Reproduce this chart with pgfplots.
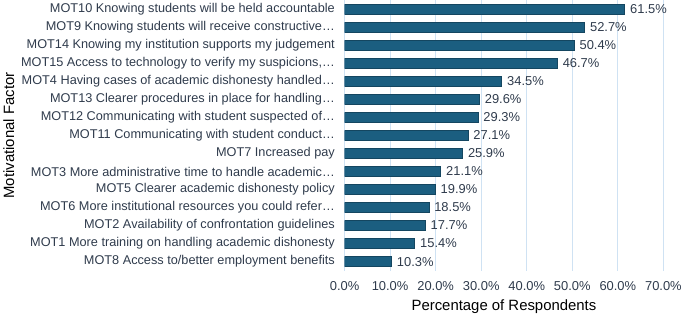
\documentclass[border=0pt]{standalone}
\usepackage{pgfplots}
\pgfplotsset{compat=1.18}
\usepackage{fontspec}
\setmainfont{Liberation Sans}
\definecolor{barc}{HTML}{1B5E80}
\definecolor{gridc}{HTML}{CFE2F3}
\definecolor{txt}{HTML}{2F3B4C}
\begin{document}
\begin{tikzpicture}
\begin{axis}[
  scale only axis, width=321pt, height=272pt,
  xbar, bar width=10pt,
  xmin=0, xmax=70, ymin=-0.5, ymax=14.5,
  xtick={0,10,...,70},
  /pgf/number format/assume math mode=true,
  xticklabel={\pgfmathprintnumber[fixed,fixed zerofill,precision=1]{\tick}\%},
  ytick={0,...,14},
  yticklabels={
    MOT8 Access to/better employment benefits,
    MOT1 More training on handling academic dishonesty,
    MOT2 Availability of confrontation guidelines,
    MOT6 More institutional resources you could refer\ldots,
    MOT5 Clearer academic dishonesty policy,
    MOT3 More administrative time to handle academic\ldots,
    MOT7 Increased pay,
    MOT11 Communicating with student conduct\ldots,
    MOT12 Communicating with student suspected of\ldots,
    MOT13 Clearer procedures in place for handling\ldots,
    MOT4 Having cases of academic dishonesty handled\ldots,
    {MOT15 Access to technology to verify my suspicions,\ldots},
    MOT14 Knowing my institution supports my judgement,
    MOT9 Knowing students will receive constructive\ldots,
    MOT10 Knowing students will be held accountable},
  axis line style={draw=none},
  major tick style={draw=none},
  xmajorgrids,
  major grid style={gridc, line width=0.8pt},
  ticklabel style={text=txt},
  xticklabel style={font=\fontsize{13}{15}\selectfont, yshift=-7pt},
  yticklabel style={font=\fontsize{12.8}{14}\selectfont, xshift=-2pt},
  xlabel={Percentage of Respondents},
  ylabel={Motivational Factor},
  label style={font=\fontsize{15}{17}\selectfont, text=black},
  xlabel style={yshift=-3pt},
  nodes near coords={\pgfmathprintnumber[fixed,fixed zerofill,precision=1]{\pgfplotspointmeta}\%},
  point meta=x,
  nodes near coords style={font=\fontsize{13}{15}\selectfont, text=txt, anchor=west, xshift=2pt},
]
\addplot[fill=barc, draw=barc!75!black] coordinates {
  (10.3,0) (15.4,1) (17.7,2) (18.5,3) (19.9,4) (21.1,5) (25.9,6) (27.1,7)
  (29.3,8) (29.6,9) (34.5,10) (46.7,11) (50.4,12) (52.7,13) (61.5,14)
};
\end{axis}
\end{tikzpicture}
\end{document}
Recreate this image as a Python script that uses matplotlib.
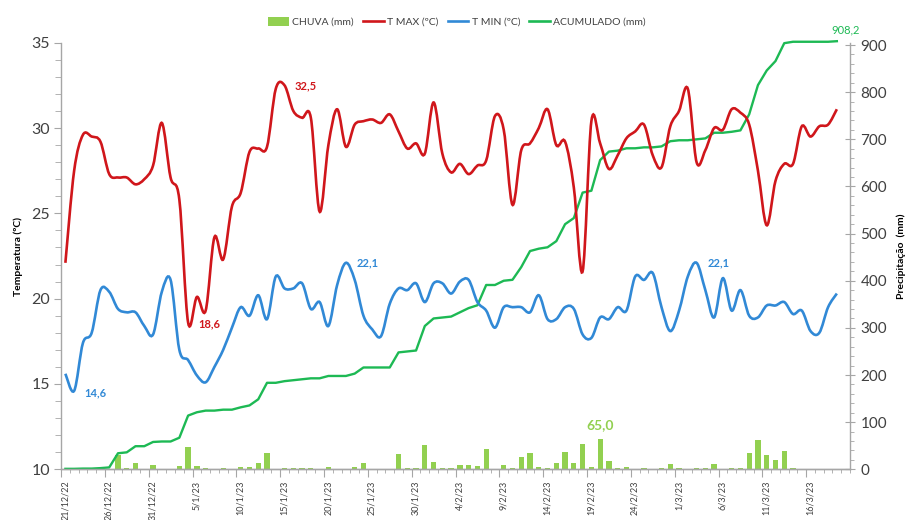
import numpy as np
import matplotlib
matplotlib.use("Agg")
import matplotlib.pyplot as plt
from matplotlib.path import Path
from matplotlib.patches import PathPatch, Patch
from matplotlib.lines import Line2D
from matplotlib.transforms import ScaledTranslation

plt.rcParams['font.family'] = ['Lato', 'DejaVu Sans']

# ---------------- data (daily, 21/12/22 .. 19/3/23) ----------------
n_categories = 90
t_max = [22.1, 27.5, 29.6, 29.5, 29.2, 27.3, 27.1, 27.1, 26.7, 27.0,
         27.8, 30.3, 27.1, 25.8, 18.6, 20.1, 19.3, 23.6, 22.3, 25.4,
         26.2, 28.6, 28.8, 28.9, 32.3, 32.5, 31.0, 30.6, 30.6, 25.1,
         29.0, 31.1, 28.9, 30.2, 30.4, 30.5, 30.3, 30.8, 29.8, 28.8,
         29.1, 28.5, 31.5, 28.5, 27.4, 27.9, 27.3, 27.8, 28.1, 30.7,
         29.9, 25.5, 28.7, 29.1, 30.0, 31.1, 29.0, 29.2, 26.5, 21.6,
         30.4, 29.1, 27.6, 28.4, 29.4, 29.8, 30.2, 28.4, 27.7, 30.1,
         31.0, 32.3, 28.0, 28.7, 30.0, 29.9, 31.1, 30.9, 30.2, 27.5,
         24.3, 26.9, 27.9, 27.9, 30.1, 29.5, 30.1, 30.2, 31.1]
t_min = [15.6, 14.6, 17.4, 18.0, 20.5, 20.4, 19.4, 19.2, 19.2, 18.4,
         17.9, 20.4, 21.1, 17.0, 16.4, 15.5, 15.1, 16.0, 17.0, 18.3,
         19.5, 19.0, 20.2, 18.8, 21.3, 20.6, 20.6, 20.9, 19.4, 19.8,
         18.4, 20.8, 22.1, 21.1, 19.0, 18.2, 17.8, 19.7, 20.6, 20.5,
         20.9, 19.8, 20.9, 20.9, 20.3, 21.0, 21.1, 19.8, 19.3, 18.3,
         19.5, 19.5, 19.5, 19.2, 20.2, 18.8, 18.8, 19.5, 19.4, 17.9,
         17.7, 18.9, 18.8, 19.5, 19.3, 21.3, 21.1, 21.5, 19.5, 18.1,
         19.3, 21.3, 22.1, 20.5, 18.9, 21.2, 19.3, 20.5, 19.0, 18.9,
         19.6, 19.6, 19.8, 19.1, 19.3, 18.1, 18.0, 19.5, 20.3]
chuva = [1.0, 0, 0.5, 0, 1.0, 1.5, 30, 2, 13, 0,
         9, 1, 0, 8, 47, 7, 3.5, 0, 2, 0,
         5, 4, 13, 35, 0, 3.5, 2, 2, 2, 0,
         5, 0, 0, 5, 13, 0, 0, 0, 32, 2,
         2, 52, 16, 2, 2, 9, 9, 6, 43, 0,
         9, 2, 27, 34, 5, 3, 13, 36, 13, 54,
         4, 65, 18, 2, 5, 0, 2, 0, 2, 11,
         2, 0, 2, 2, 12, 0, 2, 3, 34, 62,
         31, 20, 38, 3, 0, 0, 0, 0, 1.2]
tick_labels = ["21/12/22", "26/12/22", "31/12/22", "5/1/23", "10/1/23", "15/1/23",
               "20/1/23", "25/1/23", "30/1/23", "4/2/23", "9/2/23", "14/2/23",
               "19/2/23", "24/2/23", "1/3/23", "6/3/23", "11/3/23", "16/3/23"]

days = np.arange(len(t_max))
acumulado = np.cumsum(chuva)

# ---------------- styling ----------------
RED = "#D0161B"
BLUE = "#3189D6"
GREEN_LINE = "#1DB954"
GREEN_BAR = "#92D050"
TXT = "#404040"
AXC = "#A6A6A6"


def smooth_path(x, y):
    pts = np.column_stack([x, y]).astype(float)
    verts = [pts[0]]
    codes = [Path.MOVETO]
    n = len(pts)
    for i in range(n - 1):
        p0 = pts[i - 1] if i > 0 else pts[i]
        p1, p2 = pts[i], pts[i + 1]
        p3 = pts[i + 2] if i + 2 < n else pts[i + 1]
        verts += [p1 + (p2 - p0) / 6.0, p2 - (p3 - p1) / 6.0, p2]
        codes += [Path.CURVE4] * 3
    return Path(verts, codes)


fig = plt.figure(figsize=(9.09, 5.20), dpi=100)
ax = fig.add_axes([61 / 909, 50.7 / 520, (850 - 61) / 909, (469.3 - 42.7) / 520])
ax2 = ax.twinx()
ax.set_zorder(ax2.get_zorder() + 1)
ax.patch.set_visible(False)

# rain bars + accumulated (right axis)
ax2.bar(days, chuva, width=0.6, color=GREEN_BAR, zorder=2)
ax2.plot(days, acumulado, color=GREEN_LINE, lw=1.7, zorder=3, solid_joinstyle='round',
         clip_on=False)
ax2.set_ylim(0, 905)

# temperatures (left axis), smoothed lines
ax.add_patch(PathPatch(smooth_path(days, t_max), facecolor='none', edgecolor=RED, lw=1.9, zorder=4))
ax.add_patch(PathPatch(smooth_path(days, t_min), facecolor='none', edgecolor=BLUE, lw=1.9, zorder=4))
ax.set_ylim(10, 35)
ax.set_xlim(-0.5, n_categories - 0.5)

# spines
for a in (ax, ax2):
    a.spines['top'].set_visible(False)
    for s in ('left', 'right', 'bottom'):
        a.spines[s].set_color(AXC)
        a.spines[s].set_linewidth(1.0)
ax.spines['right'].set_visible(False)
ax2.spines['left'].set_visible(False)

# left axis ticks
ax.set_yticks(np.arange(10, 36, 5))
ax.set_yticks(np.arange(10, 36, 1), minor=True)
ax.tick_params(axis='y', which='major', labelsize=11.5, labelcolor=TXT, color=AXC, length=5, pad=3)
ax.tick_params(axis='y', which='minor', color=AXC, length=4)

# right axis ticks
ax2.set_yticks(np.arange(0, 901, 100))
ax2.set_yticks(np.arange(0, 901, 20), minor=True)
ax2.tick_params(axis='y', which='major', labelsize=11, labelcolor=TXT, color=AXC,
                length=7, direction='inout', pad=4)
ax2.tick_params(axis='y', which='minor', color=AXC, length=3, direction='out')

# x ticks: boundaries between categories, labels shifted to category centre
ax.set_xticks(np.arange(0, 5 * len(tick_labels), 5) - 0.5)
ax.set_xticklabels(tick_labels, rotation=90)
ax.set_xticks(np.arange(n_categories + 1) - 0.5, minor=True)
ax.tick_params(axis='x', which='major', labelsize=6.5, labelcolor=TXT, color=AXC, length=6, pad=2)
ax.tick_params(axis='x', which='minor', color=AXC, length=3)
shift = ScaledTranslation(3.0 / 72, 0, fig.dpi_scale_trans)
for lab in ax.get_xticklabels():
    lab.set_transform(lab.get_transform() + shift)

# axis titles
ax.set_ylabel("Temperatura (ºC)", fontsize=7.5, fontweight='bold', color='black', labelpad=6)
ax2.set_ylabel("Precipitação  (mm)", fontsize=7.5, fontweight='bold', color='black', labelpad=7)

# data labels
lab_kw = dict(textcoords='offset points', ha='center', va='center', fontsize=8, fontweight='bold')
ax.annotate("32,5", xy=(25, t_max[25]), xytext=(15, 0), color=RED, **lab_kw)
ax.annotate("18,6", xy=(14, t_max[14]), xytext=(15, -1), color=RED, **lab_kw)
ax.annotate("14,6", xy=(1, t_min[1]), xytext=(15, -1.5), color=BLUE, **lab_kw)
ax.annotate("22,1", xy=(32, t_min[32]), xytext=(16, 0), color=BLUE, **lab_kw)
ax.annotate("22,1", xy=(72, t_min[72]), xytext=(16, 0), color=BLUE, **lab_kw)
ax2.annotate("65,0", xy=(61, chuva[61]), xytext=(0, 10), textcoords='offset points',
             ha='center', va='center', fontsize=10, fontweight='bold', color=GREEN_BAR)
ax2.annotate("908,2", xy=(days[-1], acumulado[-1]), xytext=(6, 8), textcoords='offset points',
             ha='center', va='center', fontsize=8, color=GREEN_LINE, annotation_clip=False)

# legend
handles = [Patch(facecolor=GREEN_BAR, edgecolor='none'),
           Line2D([], [], color=RED, lw=1.9),
           Line2D([], [], color=BLUE, lw=1.9),
           Line2D([], [], color=GREEN_LINE, lw=1.9)]
labels = ["CHUVA (mm)", "T MAX (ºC)", "T MIN (ºC)", "ACUMULADO (mm)"]
fig.legend(handles, labels, loc='center', bbox_to_anchor=(457 / 909, 1 - 22 / 520), ncol=4,
           frameon=False, fontsize=7.5, handlelength=2.0, handleheight=0.9, handletextpad=0.3,
           columnspacing=0.9, labelcolor=TXT)

fig.savefig("out.png", dpi=100)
☆ ☆ ☆ ☆ ☆
▸ SET TASK
Copy nothing but the lines above that run from the one with "Recreate this image" to the one with "from matplotlib.transforms import", ends included; pictures stay out.

▸ RESPONSE TO THE EXERCISE
Recreate this image as a Python script that uses matplotlib.
import numpy as np
import matplotlib
matplotlib.use("Agg")
import matplotlib.pyplot as plt
from matplotlib.path import Path
from matplotlib.patches import PathPatch, Patch
from matplotlib.lines import Line2D
from matplotlib.transforms import ScaledTranslation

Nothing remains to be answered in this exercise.